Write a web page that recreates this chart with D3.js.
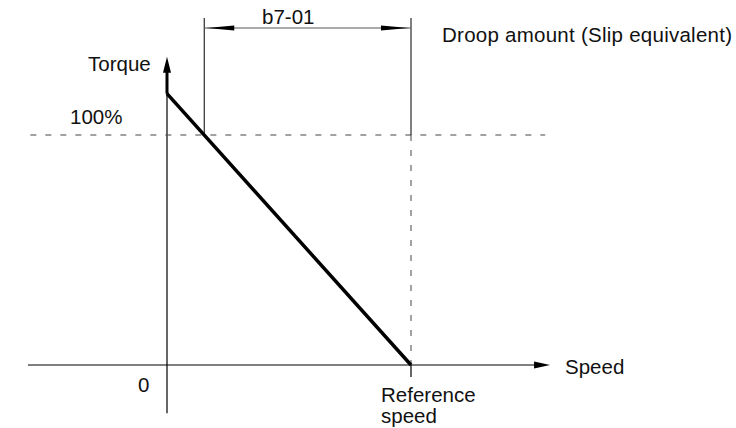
<!DOCTYPE html>
<html>
<head>
<meta charset="utf-8">
<script src="https://cdn.jsdelivr.net/npm/d3@7"></script>
<style>
  html, body { margin: 0; padding: 0; background: #fff; }
  svg { display: block; }
  text { font-family: "Liberation Sans", Arial, Helvetica, sans-serif; font-size: 20.5px; fill: #111; }
</style>
</head>
<body>
<svg id="chart" width="736" height="428"></svg>
<script>
// Droop characteristic: torque falls linearly from its zero-speed value to 0 at reference speed
const droopLine = [
  { speed: 0, torque: 118 },
  { speed: 100, torque: 0 }
];
const ratedTorque = 100;       // 100% torque reference level
const referenceSpeed = 100;    // speed where torque reaches zero
const labels = {
  torqueAxis: "Torque",
  speedAxis: "Speed",
  rated: "100%",
  origin: "0",
  reference: ["Reference", "speed"],
  bracket: "b7-01",
  droop: "Droop amount (Slip equivalent)"
};

const svg = d3.select("#chart");

// scales: origin at (167, 365), reference speed at x=411, 100% torque at y=135
const x = d3.scaleLinear().domain([0, 100]).range([167, 411]);
const y = d3.scaleLinear().domain([0, 100]).range([365, 135]);

const dash = "6 9";

// speed where the droop line crosses the rated torque level
const t0 = droopLine[0].torque, t1 = droopLine[1].torque;
const s0 = droopLine[0].speed, s1 = droopLine[1].speed;
const crossSpeed = s0 + (ratedTorque - t0) / (t1 - t0) * (s1 - s0);

// horizontal (speed) axis with arrow
const hxStart = x(-57), hxEnd = x(157);
svg.append("line")
  .attr("x1", hxStart).attr("x2", hxEnd - 12)
  .attr("y1", y(0)).attr("y2", y(0))
  .attr("stroke", "#000").attr("stroke-width", 1.2);
svg.append("path")
  .attr("d", `M${hxEnd},${y(0)} L${hxEnd - 16},${y(0) - 3.5} L${hxEnd - 16},${y(0) + 3.5} Z`)
  .attr("fill", "#000");

// vertical (torque) axis with arrow
const vyBottom = y(-21), vyTop = y(134);
svg.append("line")
  .attr("x1", x(0)).attr("x2", x(0))
  .attr("y1", vyBottom).attr("y2", vyTop + 12)
  .attr("stroke", "#000").attr("stroke-width", 1.2);
svg.append("line")
  .attr("x1", x(0)).attr("x2", x(0))
  .attr("y1", y(t0)).attr("y2", vyTop + 12)
  .attr("stroke", "#000").attr("stroke-width", 3);
svg.append("path")
  .attr("d", `M${x(0)},${vyTop} L${x(0) - 4},${vyTop + 16} L${x(0) + 4},${vyTop + 16} Z`)
  .attr("fill", "#000");

// rated torque dashed level
svg.append("line")
  .attr("x1", x(-56)).attr("x2", x(155))
  .attr("y1", y(ratedTorque)).attr("y2", y(ratedTorque))
  .attr("stroke", "#444").attr("stroke-width", 1)
  .attr("stroke-dasharray", dash);

// reference speed: dashed drop line and tick below the axis
svg.append("line")
  .attr("x1", x(referenceSpeed)).attr("x2", x(referenceSpeed))
  .attr("y1", y(ratedTorque)).attr("y2", y(0))
  .attr("stroke", "#444").attr("stroke-width", 1)
  .attr("stroke-dasharray", dash);
svg.append("line")
  .attr("x1", x(referenceSpeed)).attr("x2", x(referenceSpeed))
  .attr("y1", y(0)).attr("y2", y(0) + 12)
  .attr("stroke", "#000").attr("stroke-width", 1.2);

// droop characteristic line
const line = d3.line().x(d => x(d.speed)).y(d => y(d.torque));
svg.append("path")
  .datum(droopLine)
  .attr("d", line)
  .attr("fill", "none")
  .attr("stroke", "#000")
  .attr("stroke-width", 3.5)
  .attr("stroke-linecap", "butt");

// b7-01 dimension bracket
const bTop = 18, bY = 28;
const bl = x(crossSpeed), br = x(referenceSpeed);
svg.append("line")
  .attr("x1", bl).attr("x2", bl).attr("y1", bTop).attr("y2", y(ratedTorque))
  .attr("stroke", "#000").attr("stroke-width", 1);
svg.append("line")
  .attr("x1", br).attr("x2", br).attr("y1", bTop).attr("y2", y(ratedTorque))
  .attr("stroke", "#000").attr("stroke-width", 1);
svg.append("line")
  .attr("x1", bl).attr("x2", br).attr("y1", bY).attr("y2", bY)
  .attr("stroke", "#555").attr("stroke-width", 1);
svg.append("path")
  .attr("d", `M${bl + 2},${bY} L${bl + 30},${bY - 2.5} L${bl + 30},${bY + 2.5} Z`)
  .attr("fill", "#000");
svg.append("path")
  .attr("d", `M${br - 2},${bY} L${br - 30},${bY - 2.5} L${br - 30},${bY + 2.5} Z`)
  .attr("fill", "#000");

// text labels
svg.append("text").attr("x", 262).attr("y", 24).text(labels.bracket);
svg.append("text").attr("x", 442).attr("y", 42).attr("textLength", 290).text(labels.droop);
svg.append("text").attr("x", 88).attr("y", 71).text(labels.torqueAxis);
svg.append("text").attr("x", 70).attr("y", 124).text(labels.rated);
svg.append("text").attr("x", 138).attr("y", 392).text(labels.origin);
svg.append("text").attr("x", 565).attr("y", 374).text(labels.speedAxis);
svg.append("text").attr("x", 381).attr("y", 402).text(labels.reference[0]);
svg.append("text").attr("x", 381).attr("y", 423).text(labels.reference[1]);
</script>
</body>
</html>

★ ★ ★ ★

▶ _The request_: Extract the full listing exactly, with the pictures left out.

▶ _Solution_:
Write a web page that recreates this chart with D3.js.
<!DOCTYPE html>
<html>
<head>
<meta charset="utf-8">
<script src="https://cdn.jsdelivr.net/npm/d3@7"></script>
<style>
  html, body { margin: 0; padding: 0; background: #fff; }
  svg { display: block; }
  text { font-family: "Liberation Sans", Arial, Helvetica, sans-serif; font-size: 20.5px; fill: #111; }
</style>
</head>
<body>
<svg id="chart" width="736" height="428"></svg>
<script>
// Droop characteristic: torque falls linearly from its zero-speed value to 0 at reference speed
const droopLine = [
  { speed: 0, torque: 118 },
  { speed: 100, torque: 0 }
];
const ratedTorque = 100;       // 100% torque reference level
const referenceSpeed = 100;    // speed where torque reaches zero
const labels = {
  torqueAxis: "Torque",
  speedAxis: "Speed",
  rated: "100%",
  origin: "0",
  reference: ["Reference", "speed"],
  bracket: "b7-01",
  droop: "Droop amount (Slip equivalent)"
};

const svg = d3.select("#chart");

// scales: origin at (167, 365), reference speed at x=411, 100% torque at y=135
const x = d3.scaleLinear().domain([0, 100]).range([167, 411]);
const y = d3.scaleLinear().domain([0, 100]).range([365, 135]);

const dash = "6 9";

// speed where the droop line crosses the rated torque level
const t0 = droopLine[0].torque, t1 = droopLine[1].torque;
const s0 = droopLine[0].speed, s1 = droopLine[1].speed;
const crossSpeed = s0 + (ratedTorque - t0) / (t1 - t0) * (s1 - s0);

// horizontal (speed) axis with arrow
const hxStart = x(-57), hxEnd = x(157);
svg.append("line")
  .attr("x1", hxStart).attr("x2", hxEnd - 12)
  .attr("y1", y(0)).attr("y2", y(0))
  .attr("stroke", "#000").attr("stroke-width", 1.2);
svg.append("path")
  .attr("d", `M${hxEnd},${y(0)} L${hxEnd - 16},${y(0) - 3.5} L${hxEnd - 16},${y(0) + 3.5} Z`)
  .attr("fill", "#000");

// vertical (torque) axis with arrow
const vyBottom = y(-21), vyTop = y(134);
svg.append("line")
  .attr("x1", x(0)).attr("x2", x(0))
  .attr("y1", vyBottom).attr("y2", vyTop + 12)
  .attr("stroke", "#000").attr("stroke-width", 1.2);
svg.append("line")
  .attr("x1", x(0)).attr("x2", x(0))
  .attr("y1", y(t0)).attr("y2", vyTop + 12)
  .attr("stroke", "#000").attr("stroke-width", 3);
svg.append("path")
  .attr("d", `M${x(0)},${vyTop} L${x(0) - 4},${vyTop + 16} L${x(0) + 4},${vyTop + 16} Z`)
  .attr("fill", "#000");

// rated torque dashed level
svg.append("line")
  .attr("x1", x(-56)).attr("x2", x(155))
  .attr("y1", y(ratedTorque)).attr("y2", y(ratedTorque))
  .attr("stroke", "#444").attr("stroke-width", 1)
  .attr("stroke-dasharray", dash);

// reference speed: dashed drop line and tick below the axis
svg.append("line")
  .attr("x1", x(referenceSpeed)).attr("x2", x(referenceSpeed))
  .attr("y1", y(ratedTorque)).attr("y2", y(0))
  .attr("stroke", "#444").attr("stroke-width", 1)
  .attr("stroke-dasharray", dash);
svg.append("line")
  .attr("x1", x(referenceSpeed)).attr("x2", x(referenceSpeed))
  .attr("y1", y(0)).attr("y2", y(0) + 12)
  .attr("stroke", "#000").attr("stroke-width", 1.2);

// droop characteristic line
const line = d3.line().x(d => x(d.speed)).y(d => y(d.torque));
svg.append("path")
  .datum(droopLine)
  .attr("d", line)
  .attr("fill", "none")
  .attr("stroke", "#000")
  .attr("stroke-width", 3.5)
  .attr("stroke-linecap", "butt");

// b7-01 dimension bracket
const bTop = 18, bY = 28;
const bl = x(crossSpeed), br = x(referenceSpeed);
svg.append("line")
  .attr("x1", bl).attr("x2", bl).attr("y1", bTop).attr("y2", y(ratedTorque))
  .attr("stroke", "#000").attr("stroke-width", 1);
svg.append("line")
  .attr("x1", br).attr("x2", br).attr("y1", bTop).attr("y2", y(ratedTorque))
  .attr("stroke", "#000").attr("stroke-width", 1);
svg.append("line")
  .attr("x1", bl).attr("x2", br).attr("y1", bY).attr("y2", bY)
  .attr("stroke", "#555").attr("stroke-width", 1);
svg.append("path")
  .attr("d", `M${bl + 2},${bY} L${bl + 30},${bY - 2.5} L${bl + 30},${bY + 2.5} Z`)
  .attr("fill", "#000");
svg.append("path")
  .attr("d", `M${br - 2},${bY} L${br - 30},${bY - 2.5} L${br - 30},${bY + 2.5} Z`)
  .attr("fill", "#000");

// text labels
svg.append("text").attr("x", 262).attr("y", 24).text(labels.bracket);
svg.append("text").attr("x", 442).attr("y", 42).attr("textLength", 290).text(labels.droop);
svg.append("text").attr("x", 88).attr("y", 71).text(labels.torqueAxis);
svg.append("text").attr("x", 70).attr("y", 124).text(labels.rated);
svg.append("text").attr("x", 138).attr("y", 392).text(labels.origin);
svg.append("text").attr("x", 565).attr("y", 374).text(labels.speedAxis);
svg.append("text").attr("x", 381).attr("y", 402).text(labels.reference[0]);
svg.append("text").attr("x", 381).attr("y", 423).text(labels.reference[1]);
</script>
</body>
</html>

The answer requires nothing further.